Eight Modular Airborne Firefighting System (MAFFS) C-130 Hercules aircraft are flying sorties out of McClellan Airpark air tanker base, Sacramento, Calif., and as of Monday have made 90 drops of flame retardant.

The aircraft and about 100 personnel are commanded by Air Force Lt. Col. Thomas Brown from the North Carolina Air National Guard's 145th Airlift Wing. He said that flying was curtailed in the first few days because wildfire smoke created an inversion layer at the airport that made flying too hazardous.

Aircraft are being provided by the ANG's 145th Airlift Wing from Charlotte, N.C., the 153rd Airlift Wing from Cheyenne, Wyo. and the Air Force Reserve's 302nd Airlift Wing from Colorado Springs, Colo.

Brown took command Tuesday from fellow North Carolina Guardsman Lt. Col. Roger Williams of the 145th AW. Brown said that the days are long and the flying can be tricky as crews maneuver birds through remote valleys.

"They're flying low to the ground--heavy and slow--when they do their drops," he said, adding, "it's a job where the guys get a lot of satisfaction because they're helping to put out the fires."

He said the aircraft fly nonstop during daylight hours. Once crews drop a load of retardant they land and are immediately refilled in what's called the "pits."

"It's like a race car coming into the pits during a race," said Brown, describing how the C-130s fill up on flame retardant and pressurized air. "We train those guys to get in and out of the pits as fast as possible," he said.

Senior Master Sgt. Phillip Smith, a loadmaster on a MAFFS-equipped C-130 working at McClellen, said that the retardant can be pumped into the aircraft in only 15 minutes. The 145th AW member said, once airborne, he will adjust the tank pressure to tailor the retardant drop to a specific-sized area on the ground which is communicated through the cockpit. The aircraft can drop 3,000 gallons of orange-colored retardant mixture in eight to 10 seconds.
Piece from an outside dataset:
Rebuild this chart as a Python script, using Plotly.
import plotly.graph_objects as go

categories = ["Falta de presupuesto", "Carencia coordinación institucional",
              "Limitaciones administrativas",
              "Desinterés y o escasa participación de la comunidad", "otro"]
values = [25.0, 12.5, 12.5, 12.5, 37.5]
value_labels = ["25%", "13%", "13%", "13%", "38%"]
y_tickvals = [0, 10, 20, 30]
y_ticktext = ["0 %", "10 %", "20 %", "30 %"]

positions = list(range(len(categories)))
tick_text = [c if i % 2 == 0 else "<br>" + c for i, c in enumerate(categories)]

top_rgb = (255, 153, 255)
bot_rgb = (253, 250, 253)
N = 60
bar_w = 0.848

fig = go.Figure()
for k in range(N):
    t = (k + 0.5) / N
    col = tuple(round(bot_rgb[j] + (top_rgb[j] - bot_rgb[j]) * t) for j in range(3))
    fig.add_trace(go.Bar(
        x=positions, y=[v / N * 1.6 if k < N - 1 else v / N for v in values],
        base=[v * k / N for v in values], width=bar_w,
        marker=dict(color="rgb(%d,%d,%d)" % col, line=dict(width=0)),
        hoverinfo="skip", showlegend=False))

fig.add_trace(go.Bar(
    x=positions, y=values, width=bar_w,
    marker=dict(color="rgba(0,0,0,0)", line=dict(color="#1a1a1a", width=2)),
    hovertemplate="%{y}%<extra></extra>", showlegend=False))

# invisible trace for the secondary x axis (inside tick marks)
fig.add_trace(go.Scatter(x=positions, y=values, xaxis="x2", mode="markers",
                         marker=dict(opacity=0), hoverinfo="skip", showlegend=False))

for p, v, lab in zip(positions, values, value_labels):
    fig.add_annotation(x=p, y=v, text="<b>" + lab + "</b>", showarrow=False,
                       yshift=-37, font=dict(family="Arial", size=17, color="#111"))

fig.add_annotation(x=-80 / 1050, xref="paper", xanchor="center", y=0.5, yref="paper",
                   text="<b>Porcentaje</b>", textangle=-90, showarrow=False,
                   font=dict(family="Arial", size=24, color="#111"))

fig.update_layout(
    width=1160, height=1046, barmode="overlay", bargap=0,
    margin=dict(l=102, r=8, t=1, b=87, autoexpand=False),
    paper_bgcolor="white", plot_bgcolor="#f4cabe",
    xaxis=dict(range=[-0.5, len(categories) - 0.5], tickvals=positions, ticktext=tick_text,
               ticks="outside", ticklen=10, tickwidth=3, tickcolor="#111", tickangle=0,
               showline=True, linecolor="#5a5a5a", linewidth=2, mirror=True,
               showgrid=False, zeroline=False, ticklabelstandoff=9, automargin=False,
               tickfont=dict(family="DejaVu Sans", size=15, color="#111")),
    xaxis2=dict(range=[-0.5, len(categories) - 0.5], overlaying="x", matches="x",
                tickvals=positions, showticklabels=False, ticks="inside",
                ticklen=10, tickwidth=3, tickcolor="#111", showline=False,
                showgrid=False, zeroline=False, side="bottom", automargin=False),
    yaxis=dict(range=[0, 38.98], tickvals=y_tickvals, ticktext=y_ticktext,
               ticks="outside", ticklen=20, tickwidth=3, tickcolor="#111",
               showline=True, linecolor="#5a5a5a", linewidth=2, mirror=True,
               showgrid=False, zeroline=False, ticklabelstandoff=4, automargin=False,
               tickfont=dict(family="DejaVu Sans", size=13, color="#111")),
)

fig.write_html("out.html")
Brown credits California ANG's 162nd Combat Communications Group for providing communications at McClellen. "They jumped in full force to help set up the base," he said.

Brown was optimistic that the fires could be contained. "With the weather lifting and if we don't have anymore of those dry lightning strikes, we'll get control of it--it's just a matter of time." But he cautioned that many of the hundreds of fires in the state are not being worked.

Along aerial firefighting, the National Guard is providing two mobile communications and data platforms to assist with command and control in remote areas. The Guard also has deployed three Heavy Expanded Mobility Tactical Trucks that refuel other trucks.

Two Nevada National Guard UH-60 Black Hawk helicopters have been dispatched to northern California to help fight the myriad of wildfires burning in the Redding area.

The Washington National Guard sent a CH-47 Chinook helicopter and crew of five. The Chinook carries an external water bucket designed for aerial fire suppression missions. The helicopter can also be used to airlift personnel and outsized equipment.

Two Army Guard OH-58 Kiowa observation helicopters from Los Alamitos, Calif., are performing fire spotting missions out of Mather Air Field in Rancho Cordova. One RC-26B aircraft from the Mississippi National Guard is performing aerial reconnaissance missions.